The Faces of Success
B.E. Aerospace Engineering, 1985
In 2003 Michael Delaney was named the chief project engineer on the Boeing 737 Next Generation airplane program. The "workhorse" of 130 airlines, this aircraft was redesigned from 1994 to 1997. Boeing delivered its 2,000th 737 Next Generation plane to airlines last year, he noted.
As chief project engineer, Michael said, "I was the executive responsible for the safety of the design, implementing the product strategy, partnering engineering with marketing and sales, and overseeing the technical integration of the airplane, including structural, aerodynamics and systems." Michael has taken those areas of responsibility one step further, having recently been named vice president of commercial airplanes test and validation.
Even as a youngster, Michael added, "I've always loved airplanes and wanted to design them." He chose Hofstra's engineering program in part because "I wanted to work at Grumman on Long Island, and a lot of Hofstra faculty were involved with Grumman.

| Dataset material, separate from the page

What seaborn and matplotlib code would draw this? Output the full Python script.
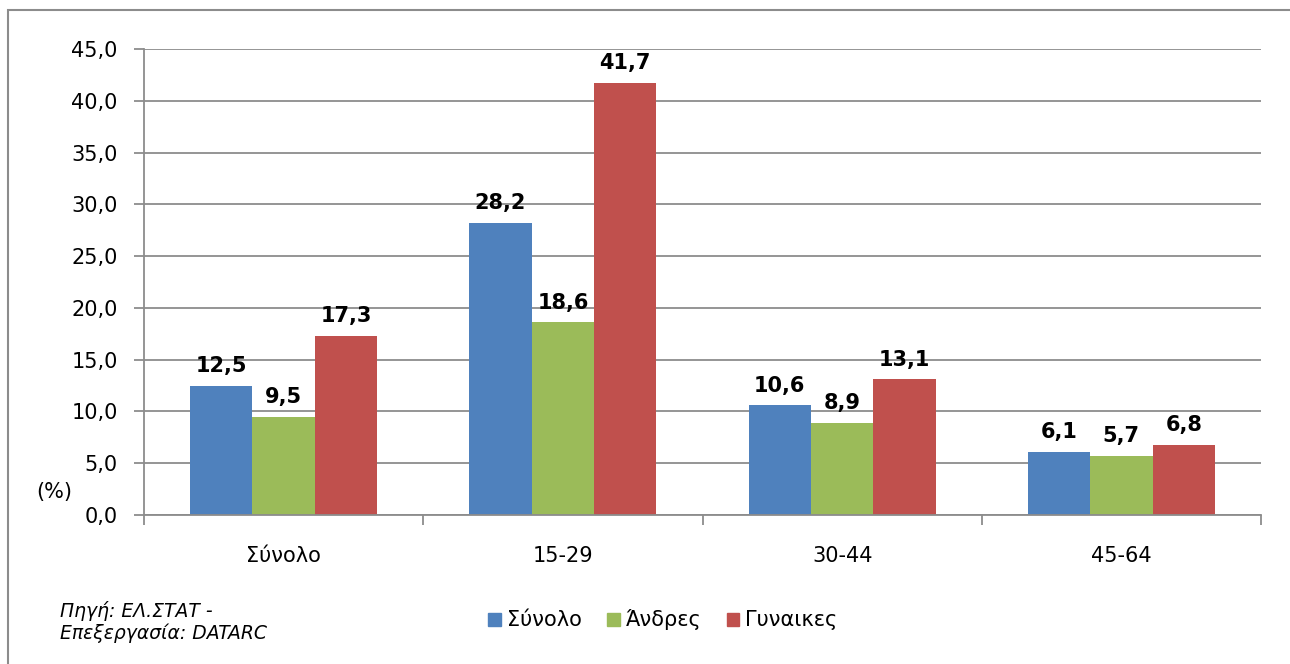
import matplotlib
matplotlib.use("Agg")
import matplotlib.pyplot as plt
import seaborn as sns
import pandas as pd
from matplotlib.patches import Rectangle

categories = ["Σύνολο", "15-29", "30-44", "45-64"]
series_names = ["Σύνολο", "Άνδρες", "Γυναίκες"]
legend_labels = ["Σύνολο", "Άνδρες", "Γυναικες"]
total = [12.5, 28.2, 10.6, 6.1]
men = [9.5, 18.6, 8.9, 5.7]
women = [17.3, 41.7, 13.1, 6.8]
colors = ["#4F81BD", "#9BBB59", "#C0504D"]
yticks = [0, 5, 10, 15, 20, 25, 30, 35, 40, 45]

rows = []
for s, vals in zip(series_names, [total, men, women]):
    for c, v in zip(categories, vals):
        rows.append({"cat": c, "series": s, "value": v})
df = pd.DataFrame(rows)

sns.set_theme(style="white")
plt.rcParams['font.family'] = ['DejaVu Sans']
plt.rcParams['text.color'] = 'black'
plt.rcParams['xtick.color'] = 'black'
plt.rcParams['ytick.color'] = 'black'

fig = plt.figure(figsize=(12.9, 6.64), dpi=100)
ax = fig.add_axes([144/1290, 1 - 515/664, (1261-144)/1290, (515-49)/664])

sns.barplot(data=df, x="cat", y="value", hue="series", order=categories,
            hue_order=series_names, palette=colors, width=0.67, ax=ax,
            saturation=1, linewidth=0, legend=False)

ax.set_ylim(0, 45)
ax.set_xlim(-0.5, 3.5)
ax.set_yticks(yticks)
ax.set_yticklabels([f"{t:.1f}".replace(".", ",") for t in yticks], fontsize=15, color="black")
ax.yaxis.grid(True, color="#8C8C8C", linewidth=1.3)
ax.set_axisbelow(True)
for sp in ["top", "right"]:
    ax.spines[sp].set_visible(False)
ax.spines["left"].set_color("#8C8C8C")
ax.spines["bottom"].set_color("#8C8C8C")
ax.spines["left"].set_linewidth(1.3)
ax.spines["bottom"].set_linewidth(1.3)
ax.set_xlabel("")
ax.set_ylabel("")
ax.tick_params(axis="y", length=7, color="#8C8C8C", width=1.3, pad=12, left=True, labelcolor="black")
ax.set_xticks([0, 1, 2, 3])
ax.set_xticklabels(categories, fontsize=15, color="black")
ax.set_xticks([-0.5, 0.5, 1.5, 2.5, 3.5], minor=True)
ax.tick_params(axis="x", which="major", length=0, pad=22, labelcolor="black")
ax.tick_params(axis="x", which="minor", length=7, color="#8C8C8C", width=1.3, bottom=True)

for container in ax.containers:
    ax.bar_label(container, labels=[f"{v:.1f}".replace(".", ",") for v in container.datavalues],
                 fontsize=15, fontweight="heavy", padding=7, color="black")

fig.text(36/1290, 1 - 492/664, "(%)", fontsize=15, va="center", ha="left", color="black")

fig.text(60/1290, 1 - 622/664, "Πηγή: ΕΛ.ΣΤΑΤ -\nΕπεξεργασία: DATARC", fontsize=13.5,
         style="italic", va="center", ha="left", linespacing=1.2, color="black")

handles = [Rectangle((0, 0), 1, 1, color=c) for c in colors]
fig.legend(handles, legend_labels, loc="center", bbox_to_anchor=(663/1290, 1 - 620/664),
           ncol=3, frameon=False, fontsize=15, handlelength=0.6, handleheight=0.6,
           handletextpad=0.3, columnspacing=1.2, labelcolor="black")

fig.add_artist(Rectangle((8/1290, -0.05), 1.1, 1 - 10/664 + 0.05, transform=fig.transFigure,
                         fill=False, edgecolor="#8C8C8C", linewidth=1.5))

fig.savefig("out.png", dpi=100)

My first job after graduation was at Grumman as an aerodynamics engineer - until the end of 1988, when I joined McDonnell Douglas." Michael moved into commercial aircraft flight testing at McDonnell Douglas, which ultimately became Boeing.
One of his favorite aspects about Hofstra, he said, was its "small class sizes and good access to the facilities and faculty." An important lesson he learned as a freshman, he recalled, came from a professor who said, "you can be the most brilliant engineer but if you can’t articulate your ideas, it means nothing." Another professor prepared him for his current career, Michael added, by pointing out that "he wasn’t teaching us how to do something, but rather how to solve problems, a concept we could apply to changing circumstances."
His best advice for someone planning to enter his field: "You'll spend a lot of time in the work environment, so you should do something you really love. Go for what you really want to do, and enjoy your career - and life."